Their first album, Salvor, was a cracker, breathing welcome fresh air into the long stale, much maligned form of electric folk, creating much anticipation about the next episode from the foraging minds of Sam Carter, Jim Moray and their merry gang.

This one is, well, different. Salvor had a sort of gleeful innocence which radiated their joy in playing together. This is the wholly more wizened, more calculated sound of a band taking themselves a little more seriously. There’s a different line-up for one thing – Moray, Carter and fiddler Tom Moore joined here by Archie Churchill-Moss on melodeon, Barnaby Stradling on bass and Stuart Provan on drums creating a big sound full of crushing climaxes. Been grappling with it, to be honest.

William Glenn explodes with genuine bravura, Captain Kidd swiftly launches itself into an impassioned crescendo of noise and drama and slowly but surely the power within is unleashed to convincing levels that make me yearn to add the word ‘headbanging’. And let’s face it we can all benefit from a bit of folk headbanging. But maybe it was the slightly thin sound of opening track Babylon – it should blow your head off but doesn’t – which at first set this up to be a disappointment; while Black Velvet Band is set to a new tune that sounds a little leaden.

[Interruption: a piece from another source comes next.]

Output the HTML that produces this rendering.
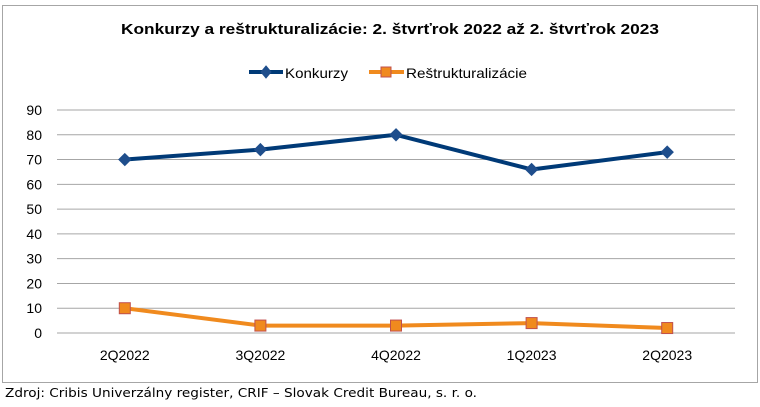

Sam Carter comes into his own indulging his passion for shapenote hymns on the beautifully arranged Far On Distant Lands and – always one for a bloody narrative – makes a decent fist, too, of The Murder Of Maria Marten. With a crazed instrumental, The Ombudsman, and huge choruses like Drink Old England Dry and, indeed, Babylon, it has the hallmark of an album designed as a great live set… though maybe the sort of album where you say, yeah it’s good, but not as good as seeing them do this stuff live.